━━ DATASET EXCERPT
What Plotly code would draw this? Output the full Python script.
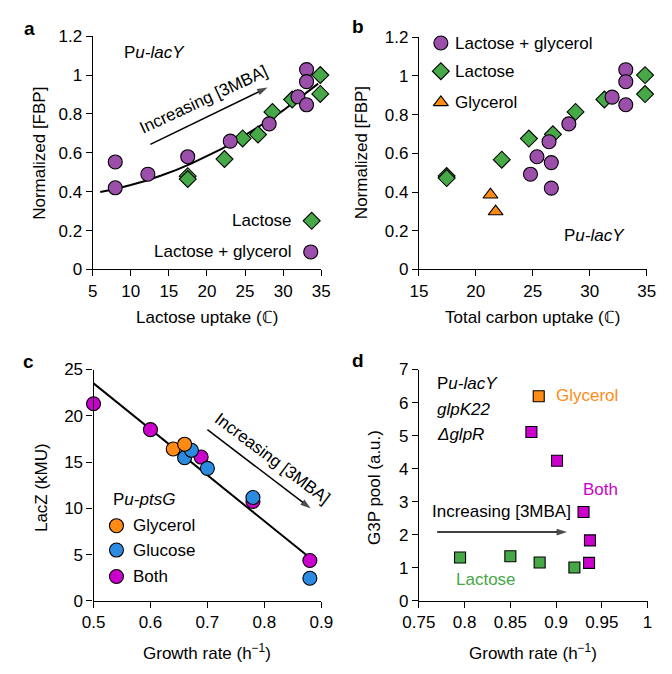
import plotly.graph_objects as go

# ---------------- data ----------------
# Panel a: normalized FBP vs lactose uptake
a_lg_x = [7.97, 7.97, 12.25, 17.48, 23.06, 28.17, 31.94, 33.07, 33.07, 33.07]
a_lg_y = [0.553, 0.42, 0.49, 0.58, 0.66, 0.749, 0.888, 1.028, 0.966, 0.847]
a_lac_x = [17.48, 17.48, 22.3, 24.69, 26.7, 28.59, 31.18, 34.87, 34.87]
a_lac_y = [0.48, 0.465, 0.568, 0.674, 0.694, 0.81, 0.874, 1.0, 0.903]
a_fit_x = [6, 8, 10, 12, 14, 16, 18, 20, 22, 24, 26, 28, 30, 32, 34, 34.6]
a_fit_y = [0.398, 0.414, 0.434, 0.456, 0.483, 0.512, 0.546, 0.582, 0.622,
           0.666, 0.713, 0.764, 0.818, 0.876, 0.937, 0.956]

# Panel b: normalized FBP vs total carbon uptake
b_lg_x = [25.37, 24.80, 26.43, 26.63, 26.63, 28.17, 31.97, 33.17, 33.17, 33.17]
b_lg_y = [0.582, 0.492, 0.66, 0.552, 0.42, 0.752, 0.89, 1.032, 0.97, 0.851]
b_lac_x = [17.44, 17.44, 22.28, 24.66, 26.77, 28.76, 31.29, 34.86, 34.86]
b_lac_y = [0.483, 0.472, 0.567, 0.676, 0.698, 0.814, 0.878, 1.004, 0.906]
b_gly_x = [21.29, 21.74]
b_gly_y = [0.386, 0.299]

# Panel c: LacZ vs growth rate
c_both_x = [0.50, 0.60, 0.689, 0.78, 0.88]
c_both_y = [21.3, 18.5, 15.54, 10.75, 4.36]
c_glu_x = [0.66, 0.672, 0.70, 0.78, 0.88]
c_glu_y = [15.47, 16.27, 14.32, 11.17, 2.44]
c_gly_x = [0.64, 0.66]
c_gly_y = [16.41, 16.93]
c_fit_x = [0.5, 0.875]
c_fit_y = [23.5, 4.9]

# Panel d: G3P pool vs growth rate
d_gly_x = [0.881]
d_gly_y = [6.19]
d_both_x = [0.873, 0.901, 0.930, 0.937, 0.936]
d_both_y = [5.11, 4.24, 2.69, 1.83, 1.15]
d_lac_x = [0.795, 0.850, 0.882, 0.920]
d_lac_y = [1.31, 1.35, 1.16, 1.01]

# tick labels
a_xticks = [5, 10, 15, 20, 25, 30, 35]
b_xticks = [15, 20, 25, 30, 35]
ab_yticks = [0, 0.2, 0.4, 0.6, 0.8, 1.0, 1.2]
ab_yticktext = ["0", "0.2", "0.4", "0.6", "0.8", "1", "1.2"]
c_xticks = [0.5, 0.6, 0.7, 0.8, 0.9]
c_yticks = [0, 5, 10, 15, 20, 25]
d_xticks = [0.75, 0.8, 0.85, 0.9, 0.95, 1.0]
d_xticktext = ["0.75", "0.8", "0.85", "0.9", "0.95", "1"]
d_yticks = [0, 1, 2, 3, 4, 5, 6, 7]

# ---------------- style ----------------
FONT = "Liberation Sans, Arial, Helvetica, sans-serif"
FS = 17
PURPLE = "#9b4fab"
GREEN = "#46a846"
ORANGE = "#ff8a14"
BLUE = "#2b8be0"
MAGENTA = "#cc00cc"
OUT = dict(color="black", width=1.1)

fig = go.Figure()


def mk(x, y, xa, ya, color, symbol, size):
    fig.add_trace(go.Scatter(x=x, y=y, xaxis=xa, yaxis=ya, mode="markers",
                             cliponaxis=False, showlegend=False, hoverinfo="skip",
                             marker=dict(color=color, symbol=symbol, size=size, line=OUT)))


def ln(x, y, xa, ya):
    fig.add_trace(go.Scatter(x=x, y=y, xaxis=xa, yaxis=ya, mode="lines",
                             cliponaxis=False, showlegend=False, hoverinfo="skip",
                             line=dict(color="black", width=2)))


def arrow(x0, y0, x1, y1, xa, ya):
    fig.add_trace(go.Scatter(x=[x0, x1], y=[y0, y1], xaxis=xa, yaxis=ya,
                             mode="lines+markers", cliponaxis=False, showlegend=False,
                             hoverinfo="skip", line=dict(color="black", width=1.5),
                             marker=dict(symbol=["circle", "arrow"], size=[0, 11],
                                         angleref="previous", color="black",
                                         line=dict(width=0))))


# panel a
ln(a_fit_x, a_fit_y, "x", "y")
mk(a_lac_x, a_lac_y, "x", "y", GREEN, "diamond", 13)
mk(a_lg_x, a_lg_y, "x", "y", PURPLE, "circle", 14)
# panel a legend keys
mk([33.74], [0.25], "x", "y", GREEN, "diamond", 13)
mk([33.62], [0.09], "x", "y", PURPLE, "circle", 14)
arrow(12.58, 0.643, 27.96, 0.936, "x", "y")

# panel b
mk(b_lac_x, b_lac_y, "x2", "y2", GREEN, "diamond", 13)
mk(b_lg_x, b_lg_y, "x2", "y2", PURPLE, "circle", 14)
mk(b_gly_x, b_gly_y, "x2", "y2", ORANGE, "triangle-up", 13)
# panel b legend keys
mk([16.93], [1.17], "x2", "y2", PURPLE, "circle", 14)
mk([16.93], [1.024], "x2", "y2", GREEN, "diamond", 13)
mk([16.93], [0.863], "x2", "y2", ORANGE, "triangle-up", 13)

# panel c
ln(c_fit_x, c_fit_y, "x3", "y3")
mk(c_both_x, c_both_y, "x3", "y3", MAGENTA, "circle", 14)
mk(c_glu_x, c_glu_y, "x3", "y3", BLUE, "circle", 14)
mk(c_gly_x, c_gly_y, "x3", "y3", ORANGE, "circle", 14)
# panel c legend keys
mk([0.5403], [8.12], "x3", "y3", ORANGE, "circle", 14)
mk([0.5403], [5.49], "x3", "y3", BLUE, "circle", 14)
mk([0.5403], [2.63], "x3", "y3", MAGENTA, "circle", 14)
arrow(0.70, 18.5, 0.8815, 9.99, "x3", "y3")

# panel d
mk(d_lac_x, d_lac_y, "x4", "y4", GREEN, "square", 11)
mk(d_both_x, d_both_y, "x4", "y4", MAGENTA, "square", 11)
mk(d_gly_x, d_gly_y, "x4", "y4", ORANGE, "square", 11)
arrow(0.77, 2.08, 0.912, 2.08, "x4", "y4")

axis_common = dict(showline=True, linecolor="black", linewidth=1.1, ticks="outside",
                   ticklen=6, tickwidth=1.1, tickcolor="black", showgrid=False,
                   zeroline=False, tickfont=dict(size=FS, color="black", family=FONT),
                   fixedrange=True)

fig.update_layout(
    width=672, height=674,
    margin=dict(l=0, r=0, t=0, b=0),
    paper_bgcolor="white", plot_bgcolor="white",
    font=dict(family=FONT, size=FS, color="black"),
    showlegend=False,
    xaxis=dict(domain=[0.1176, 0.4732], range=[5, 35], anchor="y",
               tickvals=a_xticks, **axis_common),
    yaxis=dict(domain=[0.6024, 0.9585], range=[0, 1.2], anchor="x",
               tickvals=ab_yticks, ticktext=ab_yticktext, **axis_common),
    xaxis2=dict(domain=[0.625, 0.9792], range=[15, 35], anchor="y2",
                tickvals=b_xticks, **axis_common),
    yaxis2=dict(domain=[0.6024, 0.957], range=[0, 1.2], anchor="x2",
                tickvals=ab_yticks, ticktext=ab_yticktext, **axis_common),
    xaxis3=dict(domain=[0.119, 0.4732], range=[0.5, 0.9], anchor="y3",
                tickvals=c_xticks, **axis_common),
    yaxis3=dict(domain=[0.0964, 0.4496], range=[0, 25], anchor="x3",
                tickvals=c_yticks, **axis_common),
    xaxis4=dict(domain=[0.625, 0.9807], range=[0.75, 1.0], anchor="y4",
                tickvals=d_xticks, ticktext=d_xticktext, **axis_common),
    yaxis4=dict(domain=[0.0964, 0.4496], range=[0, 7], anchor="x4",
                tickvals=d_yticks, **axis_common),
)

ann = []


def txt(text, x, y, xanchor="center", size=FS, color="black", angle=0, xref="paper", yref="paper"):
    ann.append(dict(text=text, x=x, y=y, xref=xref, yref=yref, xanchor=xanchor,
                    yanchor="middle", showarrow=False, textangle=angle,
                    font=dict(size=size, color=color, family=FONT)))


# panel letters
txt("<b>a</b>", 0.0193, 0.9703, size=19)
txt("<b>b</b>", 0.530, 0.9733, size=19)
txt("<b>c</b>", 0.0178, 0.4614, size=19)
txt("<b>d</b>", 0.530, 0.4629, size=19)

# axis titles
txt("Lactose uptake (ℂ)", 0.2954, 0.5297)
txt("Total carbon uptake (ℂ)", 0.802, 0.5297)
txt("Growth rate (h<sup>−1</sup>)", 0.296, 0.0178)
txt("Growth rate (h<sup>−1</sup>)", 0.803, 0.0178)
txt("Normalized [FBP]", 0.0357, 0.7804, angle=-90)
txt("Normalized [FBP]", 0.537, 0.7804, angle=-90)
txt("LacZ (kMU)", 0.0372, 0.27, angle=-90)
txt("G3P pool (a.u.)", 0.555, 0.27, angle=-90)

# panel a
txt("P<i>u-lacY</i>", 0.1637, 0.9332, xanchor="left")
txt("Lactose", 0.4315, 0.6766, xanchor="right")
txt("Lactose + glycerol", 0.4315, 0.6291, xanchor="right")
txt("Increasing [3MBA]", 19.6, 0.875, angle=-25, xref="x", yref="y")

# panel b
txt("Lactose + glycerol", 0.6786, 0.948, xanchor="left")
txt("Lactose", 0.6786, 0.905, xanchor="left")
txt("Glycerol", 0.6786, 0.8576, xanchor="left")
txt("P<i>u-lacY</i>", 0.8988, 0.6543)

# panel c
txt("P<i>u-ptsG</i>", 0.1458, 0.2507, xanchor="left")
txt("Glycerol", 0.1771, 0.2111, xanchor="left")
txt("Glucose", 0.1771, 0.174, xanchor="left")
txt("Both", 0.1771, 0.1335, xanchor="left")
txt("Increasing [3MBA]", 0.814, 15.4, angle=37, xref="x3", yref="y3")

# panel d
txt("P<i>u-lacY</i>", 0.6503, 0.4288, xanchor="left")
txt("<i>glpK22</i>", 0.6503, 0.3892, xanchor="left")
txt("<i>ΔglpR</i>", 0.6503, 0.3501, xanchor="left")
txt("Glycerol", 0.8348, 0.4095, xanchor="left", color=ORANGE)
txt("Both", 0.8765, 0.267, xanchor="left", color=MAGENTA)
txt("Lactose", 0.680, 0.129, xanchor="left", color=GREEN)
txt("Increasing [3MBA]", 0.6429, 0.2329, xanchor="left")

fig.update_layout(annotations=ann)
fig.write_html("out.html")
━━━━
Your task is to restate word for word the lines from the top of the data to the line containing "import plotly.graph_objects as go", both ends included, with every picture left out.

THE RESPONSE ->
What Plotly code would draw this? Output the full Python script.
import plotly.graph_objects as go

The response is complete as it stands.